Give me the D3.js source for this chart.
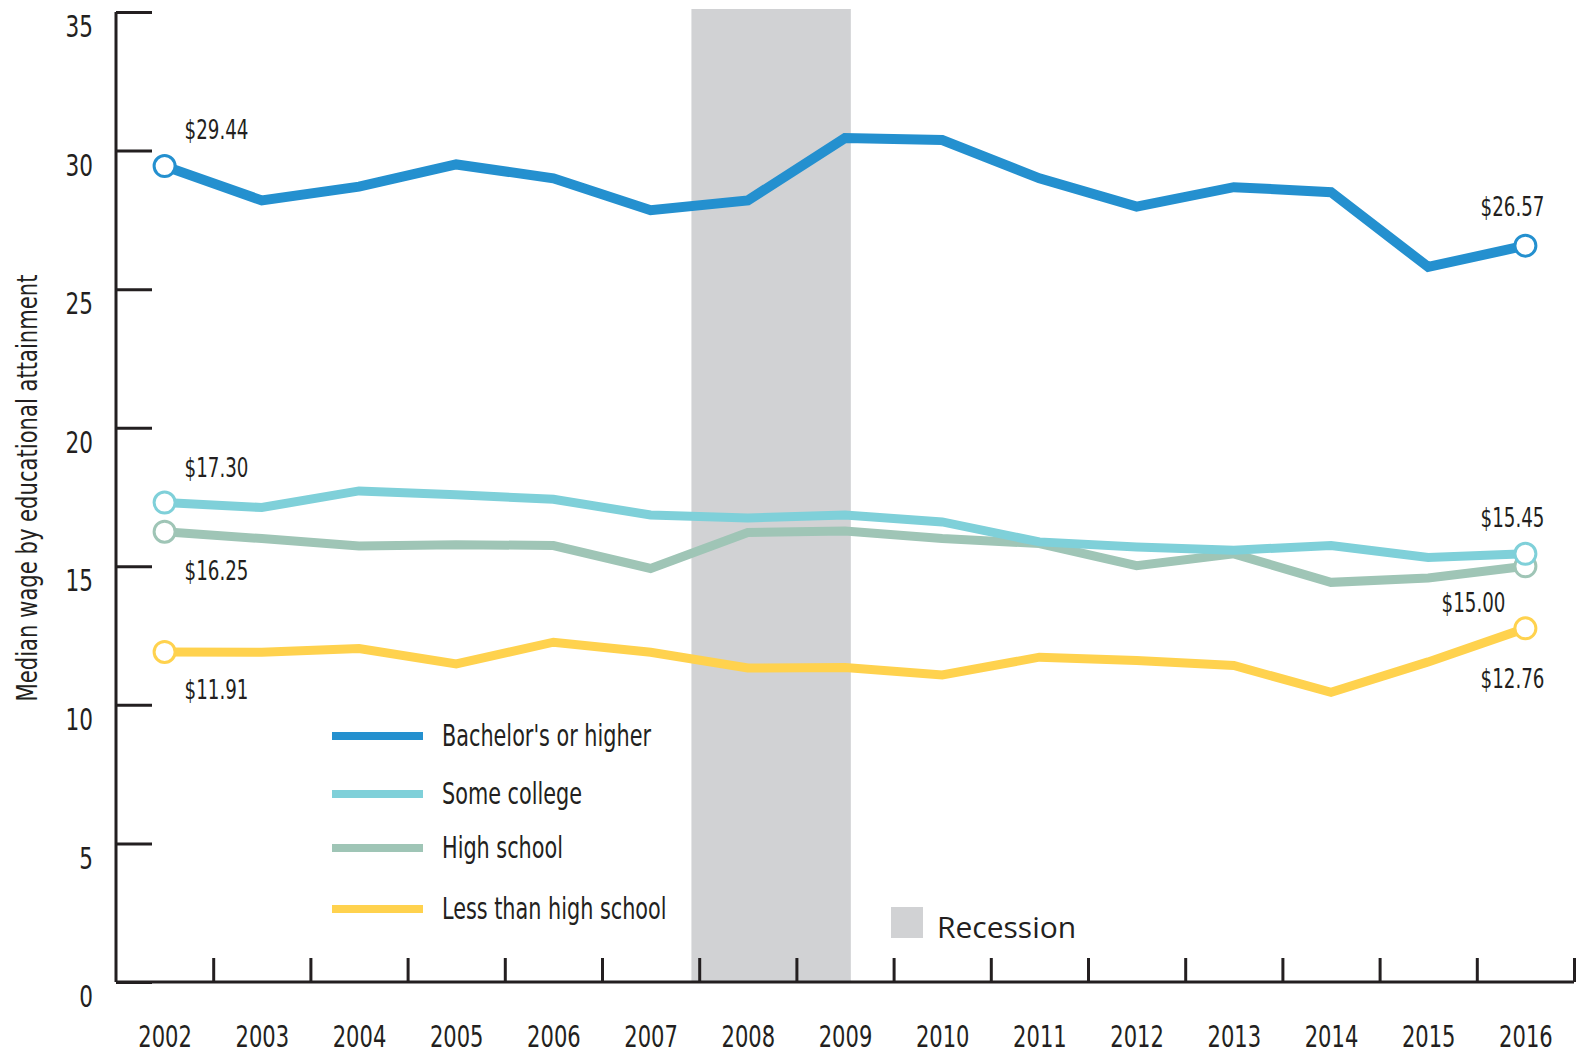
<!DOCTYPE html>
<html>
<head>
<meta charset="utf-8">
<script src="https://cdn.jsdelivr.net/npm/d3@7"></script>
<style>
  body { margin: 0; background: #fff; }
  svg text { font-family: "DejaVu Sans Condensed", "DejaVu Sans", sans-serif; fill: #231f20; }
  .axis path, .axis line { stroke: #231f20; stroke-width: 3; }
</style>
</head>
<body>
<svg id="chart" width="1583" height="1056"></svg>
<script>
var years = [2002, 2003, 2004, 2005, 2006, 2007, 2008, 2009, 2010, 2011, 2012, 2013, 2014, 2015, 2016];
var bachelors = [29.44, 28.2, 28.7, 29.5, 29.0, 27.85, 28.2, 30.45, 30.38, 29.0, 27.98, 28.68, 28.5, 25.8, 26.57];
var someCollege = [17.30, 17.12, 17.72, 17.58, 17.42, 16.85, 16.74, 16.85, 16.6, 15.88, 15.7, 15.58, 15.75, 15.32, 15.45];
var highSchool = [16.25, 16.0, 15.73, 15.78, 15.75, 14.92, 16.22, 16.27, 16.0, 15.82, 15.02, 15.45, 14.42, 14.58, 15.00];
var lessThanHS = [11.91, 11.9, 12.03, 11.48, 12.26, 11.9, 11.33, 11.35, 11.08, 11.72, 11.6, 11.42, 10.45, 11.55, 12.76];
var seriesNames = ["Bachelor's or higher", "Some college", "High school", "Less than high school"];
var seriesColors = ["#2490cf", "#7fd0d9", "#9fc5b6", "#ffd24e"];
var seriesWidths = [10, 9, 9, 9];
var yTicks = [0, 5, 10, 15, 20, 25, 30, 35];
var recession = [2007.42, 2009.06];

var svg = d3.select("#chart");

var x = d3.scaleLinear().domain([2001.5, 2016.5]).range([116, 1574]);
var y = d3.scaleLinear().domain([0, 35]).range([982, 12]);

// squeeze text horizontally to get the narrow look of the original font
function condense(sel, k) {
    sel.each(function() {
        var w = this.getComputedTextLength();
        d3.select(this).attr("textLength", w * k).attr("lengthAdjust", "spacingAndGlyphs");
    });
}

// recession band
svg.append("rect")
    .attr("x", x(recession[0]))
    .attr("y", 9)
    .attr("width", x(recession[1]) - x(recession[0]))
    .attr("height", y(0) - 9)
    .style("fill", "#d1d2d4");

// y axis
var yAxis = svg.append("g").attr("class", "axis")
    .attr("transform", "translate(" + x(2001.5) + ",0)")
    .call(d3.axisLeft(y).tickValues(yTicks).tickSizeInner(-36).tickSizeOuter(0).tickPadding(23));
yAxis.selectAll("text").attr("dy", "0.32em").attr("y", 15).style("font-size", "30px").style("fill", "#231f20");
yAxis.select(".domain").attr("d", "M0," + y(35) + "V" + y(0));
condense(yAxis.selectAll("text"), 0.8);

// x axis ticks at band edges
var edges = years.map(function(d) { return d + 0.5; });
var xAxis = svg.append("g").attr("class", "axis")
    .attr("transform", "translate(0," + y(0) + ")")
    .call(d3.axisBottom(x).tickValues(edges).tickSizeInner(-24).tickSizeOuter(0).tickFormat(""));
xAxis.select(".domain").attr("d", "M" + x(2001.5) + ",0H" + x(2016.5));

// x labels at band centres
var xLabels = svg.append("g")
    .attr("transform", "translate(0," + y(0) + ")")
    .call(d3.axisBottom(x).tickValues(years).tickSize(0).tickPadding(44).tickFormat(d3.format("d")));
xLabels.select(".domain").remove();
xLabels.selectAll("text").style("font-size", "30px").style("fill", "#231f20");
condense(xLabels.selectAll("text"), 0.78);

// y title
var yTitle = svg.append("text")
    .attr("transform", "translate(37,488) rotate(-90)")
    .attr("text-anchor", "middle")
    .style("font-size", "29px")
    .text("Median wage by educational attainment");
condense(yTitle, 0.81);

var allSeries = [bachelors, someCollege, highSchool, lessThanHS];
var line = d3.line()
    .x(function(d, i) { return x(years[i]); })
    .y(function(d) { return y(d); });

// draw bottom series first so bachelor's sits on top
for (var s = allSeries.length - 1; s >= 0; s--) {
    svg.append("path")
        .datum(allSeries[s])
        .attr("d", line)
        .style("fill", "none")
        .style("stroke", seriesColors[s])
        .style("stroke-width", seriesWidths[s])
        .style("stroke-linejoin", "miter");
}
for (var s = allSeries.length - 1; s >= 0; s--) {
    var ends = [0, years.length - 1];
    svg.selectAll(null).data(ends).enter().append("circle")
        .attr("cx", function(i) { return x(years[i]); })
        .attr("cy", function(i) { return y(allSeries[s][i]); })
        .attr("r", 10.5)
        .style("fill", "#fff")
        .style("stroke", seriesColors[s])
        .style("stroke-width", 3);
}

// end value labels: [series, index, dx, dy, anchor]
var endLabels = [
    [0, 0, 20, -27, "start"], [0, 14, 19, -30, "end"],
    [1, 0, 20, -26, "start"], [1, 14, 19, -27, "end"],
    [2, 0, 20, 48, "start"], [2, 14, -20, 46, "end"],
    [3, 0, 20, 47, "start"], [3, 14, 19, 60, "end"]
];
var valueText = svg.selectAll(null).data(endLabels).enter().append("text")
    .attr("x", function(d) { return x(years[d[1]]) + d[2]; })
    .attr("y", function(d) { return y(allSeries[d[0]][d[1]]) + d[3]; })
    .attr("text-anchor", function(d) { return d[4]; })
    .style("font-size", "26px")
    .text(function(d) { return "$" + d3.format(".2f")(allSeries[d[0]][d[1]]); });
condense(valueText, 0.78);

// legend
var legendY = [736, 794, 848, 909];
var legend = svg.selectAll("g.legend").data(seriesNames).enter().append("g")
    .attr("class", "legend")
    .attr("transform", function(d, i) { return "translate(332," + legendY[i] + ")"; });
legend.append("line")
    .attr("x1", 0).attr("x2", 91)
    .style("stroke", function(d, i) { return seriesColors[i]; })
    .style("stroke-width", 8);
var legendText = legend.append("text")
    .attr("x", 110)
    .attr("y", 10)
    .style("font-size", "31px")
    .text(function(d) { return d; });
condense(legendText, 0.745);

// recession key
svg.append("rect")
    .attr("x", 891).attr("y", 907).attr("width", 32).attr("height", 31)
    .style("fill", "#d1d2d4");
svg.append("text")
    .attr("x", 937).attr("y", 938)
    .style("font-family", "'Open Sans', sans-serif")
    .style("font-size", "30px")
    .text("Recession");
</script>
</body>
</html>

----

*WORK TO BE COMPLETED*.
Make an exact copy of the whole listing, but don't bring over any pictures.

*WRITTEN ANSWER*.
Give me the D3.js source for this chart.
<!DOCTYPE html>
<html>
<head>
<meta charset="utf-8">
<script src="https://cdn.jsdelivr.net/npm/d3@7"></script>
<style>
  body { margin: 0; background: #fff; }
  svg text { font-family: "DejaVu Sans Condensed", "DejaVu Sans", sans-serif; fill: #231f20; }
  .axis path, .axis line { stroke: #231f20; stroke-width: 3; }
</style>
</head>
<body>
<svg id="chart" width="1583" height="1056"></svg>
<script>
var years = [2002, 2003, 2004, 2005, 2006, 2007, 2008, 2009, 2010, 2011, 2012, 2013, 2014, 2015, 2016];
var bachelors = [29.44, 28.2, 28.7, 29.5, 29.0, 27.85, 28.2, 30.45, 30.38, 29.0, 27.98, 28.68, 28.5, 25.8, 26.57];
var someCollege = [17.30, 17.12, 17.72, 17.58, 17.42, 16.85, 16.74, 16.85, 16.6, 15.88, 15.7, 15.58, 15.75, 15.32, 15.45];
var highSchool = [16.25, 16.0, 15.73, 15.78, 15.75, 14.92, 16.22, 16.27, 16.0, 15.82, 15.02, 15.45, 14.42, 14.58, 15.00];
var lessThanHS = [11.91, 11.9, 12.03, 11.48, 12.26, 11.9, 11.33, 11.35, 11.08, 11.72, 11.6, 11.42, 10.45, 11.55, 12.76];
var seriesNames = ["Bachelor's or higher", "Some college", "High school", "Less than high school"];
var seriesColors = ["#2490cf", "#7fd0d9", "#9fc5b6", "#ffd24e"];
var seriesWidths = [10, 9, 9, 9];
var yTicks = [0, 5, 10, 15, 20, 25, 30, 35];
var recession = [2007.42, 2009.06];

var svg = d3.select("#chart");

var x = d3.scaleLinear().domain([2001.5, 2016.5]).range([116, 1574]);
var y = d3.scaleLinear().domain([0, 35]).range([982, 12]);

// squeeze text horizontally to get the narrow look of the original font
function condense(sel, k) {
    sel.each(function() {
        var w = this.getComputedTextLength();
        d3.select(this).attr("textLength", w * k).attr("lengthAdjust", "spacingAndGlyphs");
    });
}

// recession band
svg.append("rect")
    .attr("x", x(recession[0]))
    .attr("y", 9)
    .attr("width", x(recession[1]) - x(recession[0]))
    .attr("height", y(0) - 9)
    .style("fill", "#d1d2d4");

// y axis
var yAxis = svg.append("g").attr("class", "axis")
    .attr("transform", "translate(" + x(2001.5) + ",0)")
    .call(d3.axisLeft(y).tickValues(yTicks).tickSizeInner(-36).tickSizeOuter(0).tickPadding(23));
yAxis.selectAll("text").attr("dy", "0.32em").attr("y", 15).style("font-size", "30px").style("fill", "#231f20");
yAxis.select(".domain").attr("d", "M0," + y(35) + "V" + y(0));
condense(yAxis.selectAll("text"), 0.8);

// x axis ticks at band edges
var edges = years.map(function(d) { return d + 0.5; });
var xAxis = svg.append("g").attr("class", "axis")
    .attr("transform", "translate(0," + y(0) + ")")
    .call(d3.axisBottom(x).tickValues(edges).tickSizeInner(-24).tickSizeOuter(0).tickFormat(""));
xAxis.select(".domain").attr("d", "M" + x(2001.5) + ",0H" + x(2016.5));

// x labels at band centres
var xLabels = svg.append("g")
    .attr("transform", "translate(0," + y(0) + ")")
    .call(d3.axisBottom(x).tickValues(years).tickSize(0).tickPadding(44).tickFormat(d3.format("d")));
xLabels.select(".domain").remove();
xLabels.selectAll("text").style("font-size", "30px").style("fill", "#231f20");
condense(xLabels.selectAll("text"), 0.78);

// y title
var yTitle = svg.append("text")
    .attr("transform", "translate(37,488) rotate(-90)")
    .attr("text-anchor", "middle")
    .style("font-size", "29px")
    .text("Median wage by educational attainment");
condense(yTitle, 0.81);

var allSeries = [bachelors, someCollege, highSchool, lessThanHS];
var line = d3.line()
    .x(function(d, i) { return x(years[i]); })
    .y(function(d) { return y(d); });

// draw bottom series first so bachelor's sits on top
for (var s = allSeries.length - 1; s >= 0; s--) {
    svg.append("path")
        .datum(allSeries[s])
        .attr("d", line)
        .style("fill", "none")
        .style("stroke", seriesColors[s])
        .style("stroke-width", seriesWidths[s])
        .style("stroke-linejoin", "miter");
}
for (var s = allSeries.length - 1; s >= 0; s--) {
    var ends = [0, years.length - 1];
    svg.selectAll(null).data(ends).enter().append("circle")
        .attr("cx", function(i) { return x(years[i]); })
        .attr("cy", function(i) { return y(allSeries[s][i]); })
        .attr("r", 10.5)
        .style("fill", "#fff")
        .style("stroke", seriesColors[s])
        .style("stroke-width", 3);
}

// end value labels: [series, index, dx, dy, anchor]
var endLabels = [
    [0, 0, 20, -27, "start"], [0, 14, 19, -30, "end"],
    [1, 0, 20, -26, "start"], [1, 14, 19, -27, "end"],
    [2, 0, 20, 48, "start"], [2, 14, -20, 46, "end"],
    [3, 0, 20, 47, "start"], [3, 14, 19, 60, "end"]
];
var valueText = svg.selectAll(null).data(endLabels).enter().append("text")
    .attr("x", function(d) { return x(years[d[1]]) + d[2]; })
    .attr("y", function(d) { return y(allSeries[d[0]][d[1]]) + d[3]; })
    .attr("text-anchor", function(d) { return d[4]; })
    .style("font-size", "26px")
    .text(function(d) { return "$" + d3.format(".2f")(allSeries[d[0]][d[1]]); });
condense(valueText, 0.78);

// legend
var legendY = [736, 794, 848, 909];
var legend = svg.selectAll("g.legend").data(seriesNames).enter().append("g")
    .attr("class", "legend")
    .attr("transform", function(d, i) { return "translate(332," + legendY[i] + ")"; });
legend.append("line")
    .attr("x1", 0).attr("x2", 91)
    .style("stroke", function(d, i) { return seriesColors[i]; })
    .style("stroke-width", 8);
var legendText = legend.append("text")
    .attr("x", 110)
    .attr("y", 10)
    .style("font-size", "31px")
    .text(function(d) { return d; });
condense(legendText, 0.745);

// recession key
svg.append("rect")
    .attr("x", 891).attr("y", 907).attr("width", 32).attr("height", 31)
    .style("fill", "#d1d2d4");
svg.append("text")
    .attr("x", 937).attr("y", 938)
    .style("font-family", "'Open Sans', sans-serif")
    .style("font-size", "30px")
    .text("Recession");
</script>
</body>
</html>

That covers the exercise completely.